I own relief .org and bailout .com, for that matter. But in any event, 900 billion of relief, otherwise known as future tax and interest payments. And Trump has supposedly authorized this dude to cut the deal, everybody cut the dirty deal.

Mike Mann:

And then Trump said, sorry, I wanna give more money to the individuals, which may be his way of just crushing the deal that he doesn’t wanna do. But the other possibility is that he’s just trying to be a populist to run again in three years to tell everybody he tried to get them more money, but Nancy Pelosi messed it up.

Mike Mann:

So the funny part is Nancy Pelosi said, okay, to Trump’s deal, which of course is a democratic sounding deal to give away more money. And Trump was never really Republican in the first place. He just convinced the Republicans to rally with him.

Mike Mann:

So any event back to our lobbying group within today’s context, people need to lobby. They thought this deal was done. They need to finish their lobbying to see if they’re gonna do this deal and give out the money.

Mike Mann:

It’ll be actually funny if the thing gets killed before Christmas or if Trump makes all the senators work through Christmas. There’s no free money though. You’re gonna be paying it back one way or the other.

Mike Mann:

And you already did pay for it by working really hard. They wasted whatever money in Washington and from your 401ks. So we know what a lobbying group is. Keeping in mind that it could be in state and local governments too.

Mike Mann:

It does not just have to be for the federal government.
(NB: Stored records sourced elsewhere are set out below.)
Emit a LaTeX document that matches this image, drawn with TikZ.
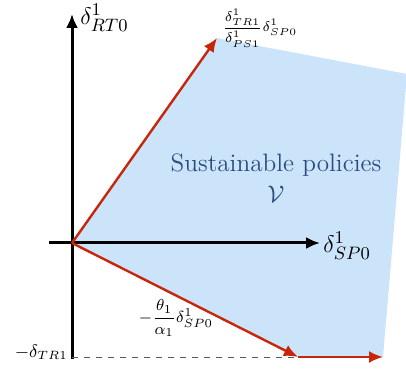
\documentclass[tikz,border=0pt]{standalone}
\usepackage{amsmath}
\usetikzlibrary{positioning,calc,arrows.meta}
\definecolor{Policy}{HTML}{CCE4FA}
\definecolor{Path}{HTML}{C8260A}
\definecolor{Ink}{HTML}{2B4C7E}
\tikzset{
  axis line/.style={-{Latex[length=7pt,width=6pt]},line width=1.5pt,draw=black},
  path arrow/.style={-{Latex[length=7pt,width=6pt]},line width=1.2pt,draw=Path},
  region fill/.style={fill=Policy,draw=none},
  axis label/.style={font=\fontsize{13}{15}\selectfont,inner sep=1pt},
  bound label/.style={font=\footnotesize,inner sep=1pt}
}
\begin{document}
\begin{tikzpicture}[x=0.5pt,y=-0.5pt]
  \useasboundingbox (0,0) rectangle (406,373);
  \coordinate (origin) at (72,243);
  \coordinate (up) at (217,38);
  \coordinate (down) at (298,357);
  \coordinate (right) at (383,357);
  \coordinate (corner) at (407,74);
  \fill[region fill] (origin) -- (up) -- (corner) -- (right) -- (down) -- cycle;
  \node[text=Ink,font=\fontsize{12.6}{15.5}\selectfont,align=center] (policies) at (276,178) {Sustainable policies\\$\mathcal{V}$};
  % axes
  \coordinate (ybot) at (72,359);
  \coordinate (ytop) at (72,14);
  \coordinate (xleft) at (49,243);
  \coordinate (xright) at (320,243);
  \draw[axis line] (ybot) -- (ytop);
  \draw[axis line] (xleft) -- (xright);
  \node[axis label,anchor=west] (rt) at (78,18) {$\delta^1_{RT0}$};
  \node[axis label,anchor=west] (sp) at (321,246) {$\delta^1_{SP0}$};
  % floor
  \coordinate (floor) at (72,357);
  \draw[dashed,gray!70!black,thin] (floor) -- (down);
  \node[font=\small,anchor=east,inner sep=1pt] (tr) at (70,352) {$-\delta_{TR1}$};
  % boundary of the set
  \draw[path arrow] (origin) -- (up);
  \draw[path arrow] (origin) -- (down);
  \draw[path arrow] (down) -- (right);
  \node[bound label,font=\fontsize{7.5}{9}\selectfont,anchor=west] (slopeup) at (220,28) {$\dfrac{\delta^1_{TR1}}{\delta^1_{PS1}}\delta^1_{SP0}$};
  \node[bound label] (slopedown) at (176,318) {$-\dfrac{\theta_1}{\alpha_1}\delta^1_{SP0}$};
\end{tikzpicture}
\end{document}
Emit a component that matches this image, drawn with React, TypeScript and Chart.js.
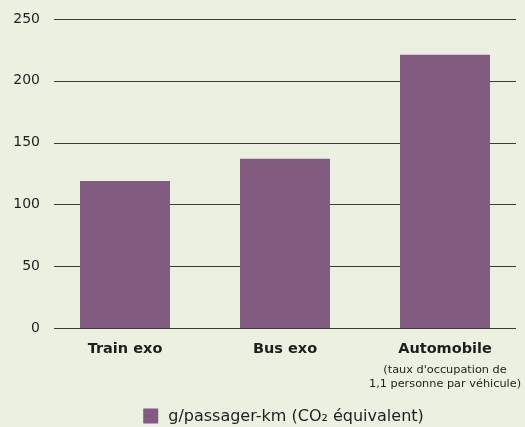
import React, { useEffect, useRef } from "react";
import { Chart, registerables } from "chart.js";

Chart.register(...registerables);

const categories = ["Train exo", "Bus exo", "Automobile"];
const subLabels = ["", "", "(taux d'occupation de\n1,1 personne par véhicule)"];
const values = [119, 137, 221];
const seriesLabel = "g/passager-km (CO₂ équivalent)";
const yTicks = [0, 50, 100, 150, 200, 250];

const BG = "#EAF1E0";
const BAR = "#825C80";
const FONT = "'DejaVu Sans', sans-serif";

export default function App() {
  const ref = useRef<HTMLCanvasElement | null>(null);
  useEffect(() => {
    if (!ref.current) return;
    const gridPlugin = {
      id: "customGrid",
      beforeDatasetsDraw(chart: any) {
        const ctx = chart.ctx;
        const y = chart.scales.y;
        ctx.save();
        ctx.strokeStyle = "#3a3d36";
        ctx.lineWidth = 1.2;
        yTicks.forEach((v) => {
          const py = Math.round(y.getPixelForValue(v)) + 0.5;
          ctx.beginPath();
          ctx.moveTo(54, py);
          ctx.lineTo(516, py);
          ctx.stroke();
        });
        ctx.restore();
      },
      afterDraw(chart: any) {
        const ctx = chart.ctx;
        const x = chart.scales.x;
        const bottom = chart.chartArea.bottom;
        ctx.save();
        ctx.fillStyle = "#1e1e1e";
        ctx.font = "11.3px " + FONT;
        ctx.textAlign = "center";
        ctx.textBaseline = "middle";
        subLabels.forEach((s, i) => {
          if (!s) return;
          const px = x.getPixelForTick(i);
          s.split("\n").forEach((line, j) => {
            ctx.fillText(line, px, bottom + 42 + j * 14);
          });
        });
        // legend
        ctx.font = "16px " + FONT;
        ctx.textAlign = "left";
        const tw = ctx.measureText(seriesLabel).width;
        const total = 15 + 10 + tw;
        const lx = 283.5 - total / 2;
        const ly = 416;
        ctx.fillStyle = BAR;
        ctx.fillRect(lx, ly - 7.5, 15, 15);
        ctx.fillStyle = "#1e1e1e";
        ctx.fillText(seriesLabel, lx + 25, ly + 1);
        ctx.restore();
      },
    };
    const chart = new Chart(ref.current, {
      type: "bar",
      data: {
        labels: categories,
        datasets: [
          {
            label: seriesLabel,
            data: values,
            backgroundColor: BAR,
            borderWidth: 0,
            categoryPercentage: 1,
            barPercentage: 0.5625,
          },
        ],
      },
      options: {
        animation: false,
        responsive: false,
        maintainAspectRatio: false,
        layout: { padding: { top: 19, left: 0, right: 0, bottom: 29 } },
        plugins: {
          legend: { display: false },
          tooltip: { enabled: false },
        },
        scales: {
          x: {
            grid: { display: false, drawTicks: false },
            border: { display: false },
            ticks: {
              color: "#1e1e1e",
              font: { family: FONT, size: 14.5, weight: "bold" },
              padding: 13,
            },
            afterFit(scale: any) {
              scale.height = 70;
            },
          },
          y: {
            min: 0,
            max: 250,
            grid: { display: false, drawTicks: false },
            border: { display: false },
            ticks: {
              stepSize: 50,
              color: "#1e1e1e",
              font: { family: FONT, size: 14 },
              padding: 5,
            },
            afterFit(scale: any) {
              scale.width = 45;
            },
          },
        },
      },
      plugins: [gridPlugin],
    });
    return () => chart.destroy();
  }, []);
  return (
    <div style={{ position: "absolute", left: 0, top: 0, width: 525, height: 427, background: BG }}>
      <canvas ref={ref} width={525} height={427} style={{ display: "block" }} />
    </div>
  );
}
There’s thousands and thousands of state and local governments. So that opens up a plethora of potential lobbying groups greater than the huge number of lowlifes in DC.

Mike Mann:

There’s a few nice people in DC, don’t get me wrong. It’s just most of them are rapists, kidding, not funny. Lobbying group of, yeah, so we know what it means. The breadth is any lobbying group can use it and the depth is one of them should pay good money.

Mike Mann:

So this is another great example of a good domain name could have potentially been bought for cheap. I don’t know the buy price. I should actually get that information, the buy price and the traffic before I appraise it.

Mike Mann:

So I have a better context for what’s going on. But in any event, it’s a name that could have been purchased cheap and names like it today can be purchased cheap. This is the key message. The takeaway is you could buy thousands of domains as good as this today for a hundred bucks each, let’s say, for example, on average.

Mike Mann:

Now this and this, again, as good as this, but what’s this one worth is the issue. This one’s worth 5 ,000 bucks. So again, you could probably buy an unlimited number as good as this for a hundred bucks that are actually worth 5 ,000 bucks.

Mike Mann:

The issue is you can’t, it’s worth 5 ,000 bucks, but there’s no liquid market for domain names. So when you sell it, you could probably sell it for 5 ,000 bucks, but you might not be able to sell it at all and you might have to wait endless years, which is why you have to run yourself some analysis to guesstimate what percentage of your collection you’ll be able to sell each year at what price and whether you have other ancillary revenues from like parking traffic or leasing domains or selling email addresses, whatever it may be.

Mike Mann:

So what I’d like to say is you guys are awesome and I really appreciate you. Thank you so much for coming on my live stream and spending time with me today. Hope you’ll come back all the time. This broadcast is gonna be saved on YouTube.

Mike Mann:

You can check it out and share it and look forward to seeing you guys again soon. Peace be with you. Have a Merry Christmas and happy new year. Stay out of trouble.